From the first line of the listing below, retype each line up to and including the one with "const yMinorLen = 6"; pictures stay out.

◆ ◆ ◆ ◆ ◆ ◆ ◆

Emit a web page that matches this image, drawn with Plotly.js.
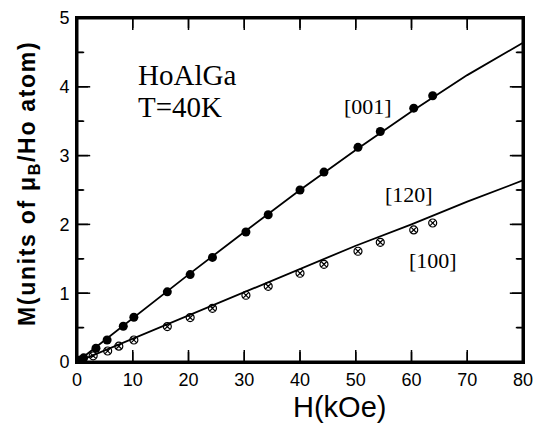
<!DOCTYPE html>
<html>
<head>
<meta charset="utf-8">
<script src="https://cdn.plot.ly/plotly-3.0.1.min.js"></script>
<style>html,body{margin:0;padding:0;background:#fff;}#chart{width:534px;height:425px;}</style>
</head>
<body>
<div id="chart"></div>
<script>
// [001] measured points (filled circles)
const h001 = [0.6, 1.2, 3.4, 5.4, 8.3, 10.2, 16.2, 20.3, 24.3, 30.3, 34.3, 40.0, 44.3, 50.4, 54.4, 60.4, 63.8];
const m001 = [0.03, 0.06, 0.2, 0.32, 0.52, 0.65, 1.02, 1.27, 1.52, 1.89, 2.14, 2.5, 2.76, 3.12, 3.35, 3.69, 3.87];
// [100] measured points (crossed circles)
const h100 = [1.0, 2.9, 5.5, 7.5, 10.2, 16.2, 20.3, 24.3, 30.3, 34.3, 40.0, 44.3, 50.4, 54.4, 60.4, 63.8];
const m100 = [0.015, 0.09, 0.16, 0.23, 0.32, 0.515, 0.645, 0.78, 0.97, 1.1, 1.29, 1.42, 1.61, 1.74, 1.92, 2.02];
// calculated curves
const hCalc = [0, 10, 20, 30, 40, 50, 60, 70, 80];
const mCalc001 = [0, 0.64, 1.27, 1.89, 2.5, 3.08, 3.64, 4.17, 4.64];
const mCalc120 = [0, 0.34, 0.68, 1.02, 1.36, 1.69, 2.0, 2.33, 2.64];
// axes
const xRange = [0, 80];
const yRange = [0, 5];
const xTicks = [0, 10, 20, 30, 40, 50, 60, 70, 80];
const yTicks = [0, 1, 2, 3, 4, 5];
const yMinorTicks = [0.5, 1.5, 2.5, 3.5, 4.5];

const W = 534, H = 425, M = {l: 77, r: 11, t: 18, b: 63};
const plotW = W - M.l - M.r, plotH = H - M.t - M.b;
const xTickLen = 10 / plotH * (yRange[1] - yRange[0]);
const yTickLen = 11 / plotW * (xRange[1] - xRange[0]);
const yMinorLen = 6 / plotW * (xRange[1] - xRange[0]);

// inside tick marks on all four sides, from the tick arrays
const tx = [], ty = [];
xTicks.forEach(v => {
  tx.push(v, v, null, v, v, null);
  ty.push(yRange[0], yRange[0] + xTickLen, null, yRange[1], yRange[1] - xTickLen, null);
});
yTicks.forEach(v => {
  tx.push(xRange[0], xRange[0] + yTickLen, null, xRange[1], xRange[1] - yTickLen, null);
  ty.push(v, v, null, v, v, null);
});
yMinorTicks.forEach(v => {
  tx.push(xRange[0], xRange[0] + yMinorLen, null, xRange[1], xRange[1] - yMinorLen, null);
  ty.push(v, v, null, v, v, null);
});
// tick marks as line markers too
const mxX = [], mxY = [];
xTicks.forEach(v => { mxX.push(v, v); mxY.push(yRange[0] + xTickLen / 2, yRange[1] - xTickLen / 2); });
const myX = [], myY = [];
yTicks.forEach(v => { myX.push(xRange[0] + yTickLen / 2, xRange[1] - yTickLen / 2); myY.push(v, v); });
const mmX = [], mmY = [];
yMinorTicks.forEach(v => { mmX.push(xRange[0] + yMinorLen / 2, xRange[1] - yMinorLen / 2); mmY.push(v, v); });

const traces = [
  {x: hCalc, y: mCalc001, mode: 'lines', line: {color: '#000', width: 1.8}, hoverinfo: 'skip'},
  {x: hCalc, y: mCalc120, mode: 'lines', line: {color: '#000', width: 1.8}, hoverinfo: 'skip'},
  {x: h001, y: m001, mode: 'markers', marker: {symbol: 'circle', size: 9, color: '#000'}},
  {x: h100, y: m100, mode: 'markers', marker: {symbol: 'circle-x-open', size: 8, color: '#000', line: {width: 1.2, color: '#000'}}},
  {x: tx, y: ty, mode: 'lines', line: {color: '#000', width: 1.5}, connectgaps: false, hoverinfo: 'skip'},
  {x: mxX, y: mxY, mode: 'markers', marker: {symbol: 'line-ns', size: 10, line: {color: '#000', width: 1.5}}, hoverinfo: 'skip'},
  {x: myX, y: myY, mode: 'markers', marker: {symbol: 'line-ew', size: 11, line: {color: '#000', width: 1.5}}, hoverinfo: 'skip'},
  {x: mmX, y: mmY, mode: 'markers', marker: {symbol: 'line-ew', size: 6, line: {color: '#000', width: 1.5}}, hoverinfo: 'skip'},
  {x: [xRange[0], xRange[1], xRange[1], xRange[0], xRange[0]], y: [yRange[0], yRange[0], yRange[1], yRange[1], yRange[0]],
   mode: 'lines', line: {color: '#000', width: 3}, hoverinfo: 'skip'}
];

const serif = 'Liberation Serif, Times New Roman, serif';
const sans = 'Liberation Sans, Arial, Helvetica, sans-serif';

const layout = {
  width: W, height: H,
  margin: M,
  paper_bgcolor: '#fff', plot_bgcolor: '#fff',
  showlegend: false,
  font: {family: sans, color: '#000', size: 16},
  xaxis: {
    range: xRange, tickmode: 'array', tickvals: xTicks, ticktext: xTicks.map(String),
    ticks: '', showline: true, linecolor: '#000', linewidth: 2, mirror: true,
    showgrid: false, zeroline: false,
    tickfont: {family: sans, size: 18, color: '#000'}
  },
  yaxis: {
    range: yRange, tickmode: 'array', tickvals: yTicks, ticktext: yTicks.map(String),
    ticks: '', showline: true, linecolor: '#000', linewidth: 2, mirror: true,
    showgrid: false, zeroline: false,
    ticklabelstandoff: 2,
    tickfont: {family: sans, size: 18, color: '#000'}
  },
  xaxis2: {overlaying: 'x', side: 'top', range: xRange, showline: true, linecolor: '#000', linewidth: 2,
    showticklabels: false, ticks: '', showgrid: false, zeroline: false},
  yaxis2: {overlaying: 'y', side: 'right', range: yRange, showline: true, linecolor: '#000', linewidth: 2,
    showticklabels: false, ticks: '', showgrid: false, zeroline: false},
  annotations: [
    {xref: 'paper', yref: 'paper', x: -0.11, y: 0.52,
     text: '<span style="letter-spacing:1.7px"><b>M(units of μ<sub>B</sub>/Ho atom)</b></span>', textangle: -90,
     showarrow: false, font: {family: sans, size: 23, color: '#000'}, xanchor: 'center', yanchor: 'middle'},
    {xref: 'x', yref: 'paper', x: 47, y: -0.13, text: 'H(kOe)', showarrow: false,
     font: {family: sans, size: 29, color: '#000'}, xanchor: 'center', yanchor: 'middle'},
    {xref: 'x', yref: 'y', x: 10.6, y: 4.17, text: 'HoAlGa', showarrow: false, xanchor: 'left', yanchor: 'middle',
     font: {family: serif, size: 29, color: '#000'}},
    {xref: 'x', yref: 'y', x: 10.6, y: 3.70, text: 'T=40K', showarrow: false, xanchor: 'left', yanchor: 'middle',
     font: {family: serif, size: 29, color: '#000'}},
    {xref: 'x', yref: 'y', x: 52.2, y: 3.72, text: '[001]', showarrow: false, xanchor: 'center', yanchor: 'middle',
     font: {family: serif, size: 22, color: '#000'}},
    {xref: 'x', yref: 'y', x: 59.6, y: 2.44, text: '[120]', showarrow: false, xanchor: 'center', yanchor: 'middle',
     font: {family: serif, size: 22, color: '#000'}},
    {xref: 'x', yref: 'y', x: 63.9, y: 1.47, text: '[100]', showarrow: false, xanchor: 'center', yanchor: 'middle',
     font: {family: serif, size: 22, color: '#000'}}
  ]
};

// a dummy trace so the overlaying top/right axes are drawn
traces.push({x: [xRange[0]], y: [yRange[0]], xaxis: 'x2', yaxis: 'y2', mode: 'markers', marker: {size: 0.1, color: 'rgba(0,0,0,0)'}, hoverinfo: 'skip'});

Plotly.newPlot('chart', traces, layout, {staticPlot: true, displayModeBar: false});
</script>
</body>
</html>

◆ ◆ ◆ ◆ ◆ ◆ ◆

## Worked answer
Emit a web page that matches this image, drawn with Plotly.js.
<!DOCTYPE html>
<html>
<head>
<meta charset="utf-8">
<script src="https://cdn.plot.ly/plotly-3.0.1.min.js"></script>
<style>html,body{margin:0;padding:0;background:#fff;}#chart{width:534px;height:425px;}</style>
</head>
<body>
<div id="chart"></div>
<script>
// [001] measured points (filled circles)
const h001 = [0.6, 1.2, 3.4, 5.4, 8.3, 10.2, 16.2, 20.3, 24.3, 30.3, 34.3, 40.0, 44.3, 50.4, 54.4, 60.4, 63.8];
const m001 = [0.03, 0.06, 0.2, 0.32, 0.52, 0.65, 1.02, 1.27, 1.52, 1.89, 2.14, 2.5, 2.76, 3.12, 3.35, 3.69, 3.87];
// [100] measured points (crossed circles)
const h100 = [1.0, 2.9, 5.5, 7.5, 10.2, 16.2, 20.3, 24.3, 30.3, 34.3, 40.0, 44.3, 50.4, 54.4, 60.4, 63.8];
const m100 = [0.015, 0.09, 0.16, 0.23, 0.32, 0.515, 0.645, 0.78, 0.97, 1.1, 1.29, 1.42, 1.61, 1.74, 1.92, 2.02];
// calculated curves
const hCalc = [0, 10, 20, 30, 40, 50, 60, 70, 80];
const mCalc001 = [0, 0.64, 1.27, 1.89, 2.5, 3.08, 3.64, 4.17, 4.64];
const mCalc120 = [0, 0.34, 0.68, 1.02, 1.36, 1.69, 2.0, 2.33, 2.64];
// axes
const xRange = [0, 80];
const yRange = [0, 5];
const xTicks = [0, 10, 20, 30, 40, 50, 60, 70, 80];
const yTicks = [0, 1, 2, 3, 4, 5];
const yMinorTicks = [0.5, 1.5, 2.5, 3.5, 4.5];

const W = 534, H = 425, M = {l: 77, r: 11, t: 18, b: 63};
const plotW = W - M.l - M.r, plotH = H - M.t - M.b;
const xTickLen = 10 / plotH * (yRange[1] - yRange[0]);
const yTickLen = 11 / plotW * (xRange[1] - xRange[0]);
const yMinorLen = 6 / plotW * (xRange[1] - xRange[0]);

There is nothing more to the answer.